### Stored data:
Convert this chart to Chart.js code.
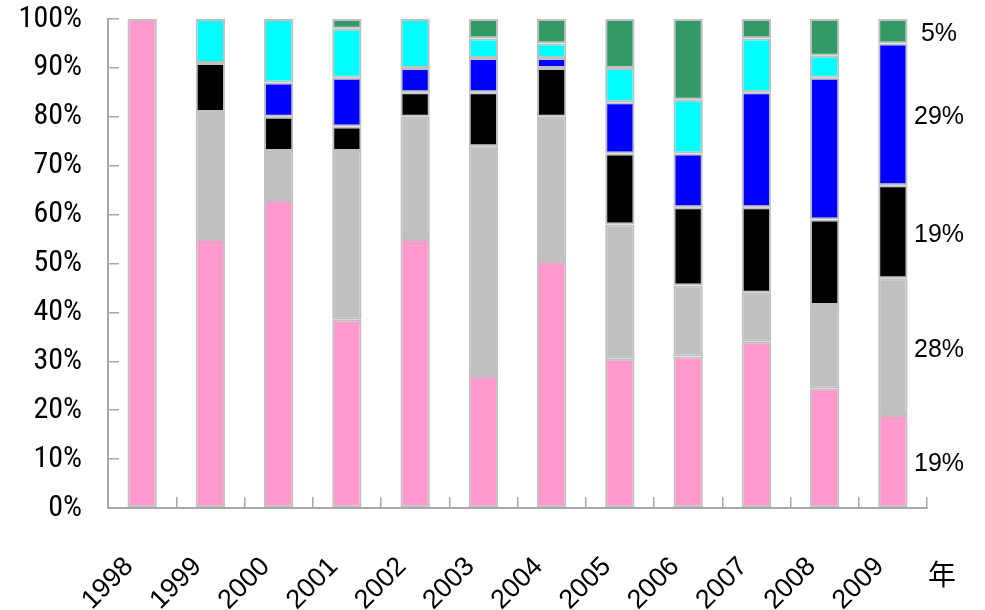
<!DOCTYPE html>
<html>
<head>
<meta charset="utf-8">
<script src="https://cdn.jsdelivr.net/npm/chart.js@4/dist/chart.umd.min.js"></script>
<style>
  html, body { margin: 0; padding: 0; background: #ffffff; }
  #wrap { width: 985px; height: 610px; }
</style>
</head>
<body>
<div id="wrap"><canvas id="c" width="985" height="610"></canvas></div>
<script>
// Years on the category axis
const years = ['1998','1999','2000','2001','2002','2003','2004','2005','2006','2007','2008','2009'];

// Share of each group per year (percent, stacked bottom to top)
const pinkShare  = [100, 55, 63, 38.5, 55, 27, 50.5, 30.5, 31, 34, 24.5, 19];
const grayShare  = [0,   26, 10, 34.5, 25, 47, 29.5, 27.5, 14.5, 10, 17, 28];
const blackShare = [0,   10, 7,  5,    5,  11, 10,   14.5, 16, 17.5, 17.5, 19];
const blueShare  = [0,   0,  7,  10,   5,  7,  2,    10.5, 11, 23.5, 29, 29];
const cyanShare  = [0,   9,  13, 10,   10, 4,  3,    7,    11, 11, 4.5, 0];
const greenShare = [0,   0,  0,  2,    0,  4,  5,    10,   16.5, 4, 7.5, 5];

// Percent axis ticks
const percentTicks = [0, 10, 20, 30, 40, 50, 60, 70, 80, 90, 100];

const unitLabel = '年';

const series = [
  { values: pinkShare,  color: '#ff99cc' },
  { values: grayShare,  color: '#c0c0c0' },
  { values: blackShare, color: '#000000' },
  { values: blueShare,  color: '#0000ff' },
  { values: cyanShare,  color: '#00ffff' },
  { values: greenShare, color: '#339966' }
];

const axisGray = '#a8a8a8';

// Writes the final year's shares beside its bar, plus the unit under the axis
const sideLabels = {
  id: 'sideLabels',
  afterDraw(chart) {
    const ctx = chart.ctx;
    const area = chart.chartArea;
    const last = years.length - 1;
    ctx.save();
    ctx.fillStyle = '#000000';
    ctx.font = '25px "Liberation Sans", Arial, sans-serif';
    ctx.textAlign = 'center';
    ctx.textBaseline = 'middle';
    chart.data.datasets.forEach((ds, i) => {
      const v = ds.data[last];
      if (!v) return;
      const el = chart.getDatasetMeta(i).data[last];
      const cy = (el.y + el.base) / 2;
      ctx.fillText(v + '%', area.right + 12, cy + 3);
    });
    ctx.font = '28px "Noto Sans CJK JP", sans-serif';
    ctx.fillText(unitLabel, area.right + 15, area.bottom + 66);
    ctx.restore();
  }
};

new Chart(document.getElementById('c'), {
  type: 'bar',
  data: {
    labels: years,
    datasets: series.map(s => ({
      data: s.values,
      backgroundColor: s.color,
      borderColor: '#c0c0c0',
      borderWidth: 2,
      borderSkipped: false,
      categoryPercentage: 1,
      barPercentage: 0.43
    }))
  },
  options: {
    responsive: false,
    animation: false,
    devicePixelRatio: 1,
    layout: { padding: { top: 19, right: 58, bottom: 0, left: 0 } },
    plugins: { legend: { display: false }, tooltip: { enabled: false } },
    scales: {
      x: {
        stacked: true,
        afterFit(scale) { scale.height = 102; },
        border: { display: true, color: axisGray, width: 2 },
        grid: { drawOnChartArea: false, offset: true, color: axisGray, lineWidth: 1.5, tickLength: -11 },
        ticks: {
          color: '#000000',
          font: { family: '"Liberation Sans", Arial, sans-serif', size: 27 },
          minRotation: 45,
          maxRotation: 45,
          padding: 54,
          labelOffset: -13
        }
      },
      y: {
        stacked: true,
        min: 0,
        max: 100,
        afterFit(scale) {
          scale.width = 108;
          scale.paddingTop = 12;
          scale.paddingBottom = 12;
        },
        afterBuildTicks(scale) { scale.ticks = percentTicks.map(v => ({ value: v })); },
        border: { display: true, color: axisGray, width: 2 },
        grid: { drawOnChartArea: false, color: axisGray, lineWidth: 1.5, tickLength: -11 },
        ticks: {
          color: '#000000',
          font: { family: '"Roboto Condensed", "DejaVu Sans Condensed", sans-serif', size: 30 },
          padding: 37,
          callback: v => v + '%'
        }
      }
    }
  },
  plugins: [sideLabels]
});
</script>
</body>
</html>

### Job:
Your task is an exact transcription of all the data, minus the pictures.

### Solution:
Convert this chart to Chart.js code.
<!DOCTYPE html>
<html>
<head>
<meta charset="utf-8">
<script src="https://cdn.jsdelivr.net/npm/chart.js@4/dist/chart.umd.min.js"></script>
<style>
  html, body { margin: 0; padding: 0; background: #ffffff; }
  #wrap { width: 985px; height: 610px; }
</style>
</head>
<body>
<div id="wrap"><canvas id="c" width="985" height="610"></canvas></div>
<script>
// Years on the category axis
const years = ['1998','1999','2000','2001','2002','2003','2004','2005','2006','2007','2008','2009'];

// Share of each group per year (percent, stacked bottom to top)
const pinkShare  = [100, 55, 63, 38.5, 55, 27, 50.5, 30.5, 31, 34, 24.5, 19];
const grayShare  = [0,   26, 10, 34.5, 25, 47, 29.5, 27.5, 14.5, 10, 17, 28];
const blackShare = [0,   10, 7,  5,    5,  11, 10,   14.5, 16, 17.5, 17.5, 19];
const blueShare  = [0,   0,  7,  10,   5,  7,  2,    10.5, 11, 23.5, 29, 29];
const cyanShare  = [0,   9,  13, 10,   10, 4,  3,    7,    11, 11, 4.5, 0];
const greenShare = [0,   0,  0,  2,    0,  4,  5,    10,   16.5, 4, 7.5, 5];

// Percent axis ticks
const percentTicks = [0, 10, 20, 30, 40, 50, 60, 70, 80, 90, 100];

const unitLabel = '年';

const series = [
  { values: pinkShare,  color: '#ff99cc' },
  { values: grayShare,  color: '#c0c0c0' },
  { values: blackShare, color: '#000000' },
  { values: blueShare,  color: '#0000ff' },
  { values: cyanShare,  color: '#00ffff' },
  { values: greenShare, color: '#339966' }
];

const axisGray = '#a8a8a8';

// Writes the final year's shares beside its bar, plus the unit under the axis
const sideLabels = {
  id: 'sideLabels',
  afterDraw(chart) {
    const ctx = chart.ctx;
    const area = chart.chartArea;
    const last = years.length - 1;
    ctx.save();
    ctx.fillStyle = '#000000';
    ctx.font = '25px "Liberation Sans", Arial, sans-serif';
    ctx.textAlign = 'center';
    ctx.textBaseline = 'middle';
    chart.data.datasets.forEach((ds, i) => {
      const v = ds.data[last];
      if (!v) return;
      const el = chart.getDatasetMeta(i).data[last];
      const cy = (el.y + el.base) / 2;
      ctx.fillText(v + '%', area.right + 12, cy + 3);
    });
    ctx.font = '28px "Noto Sans CJK JP", sans-serif';
    ctx.fillText(unitLabel, area.right + 15, area.bottom + 66);
    ctx.restore();
  }
};

new Chart(document.getElementById('c'), {
  type: 'bar',
  data: {
    labels: years,
    datasets: series.map(s => ({
      data: s.values,
      backgroundColor: s.color,
      borderColor: '#c0c0c0',
      borderWidth: 2,
      borderSkipped: false,
      categoryPercentage: 1,
      barPercentage: 0.43
    }))
  },
  options: {
    responsive: false,
    animation: false,
    devicePixelRatio: 1,
    layout: { padding: { top: 19, right: 58, bottom: 0, left: 0 } },
    plugins: { legend: { display: false }, tooltip: { enabled: false } },
    scales: {
      x: {
        stacked: true,
        afterFit(scale) { scale.height = 102; },
        border: { display: true, color: axisGray, width: 2 },
        grid: { drawOnChartArea: false, offset: true, color: axisGray, lineWidth: 1.5, tickLength: -11 },
        ticks: {
          color: '#000000',
          font: { family: '"Liberation Sans", Arial, sans-serif', size: 27 },
          minRotation: 45,
          maxRotation: 45,
          padding: 54,
          labelOffset: -13
        }
      },
      y: {
        stacked: true,
        min: 0,
        max: 100,
        afterFit(scale) {
          scale.width = 108;
          scale.paddingTop = 12;
          scale.paddingBottom = 12;
        },
        afterBuildTicks(scale) { scale.ticks = percentTicks.map(v => ({ value: v })); },
        border: { display: true, color: axisGray, width: 2 },
        grid: { drawOnChartArea: false, color: axisGray, lineWidth: 1.5, tickLength: -11 },
        ticks: {
          color: '#000000',
          font: { family: '"Roboto Condensed", "DejaVu Sans Condensed", sans-serif', size: 30 },
          padding: 37,
          callback: v => v + '%'
        }
      }
    }
  },
  plugins: [sideLabels]
});
</script>
</body>
</html>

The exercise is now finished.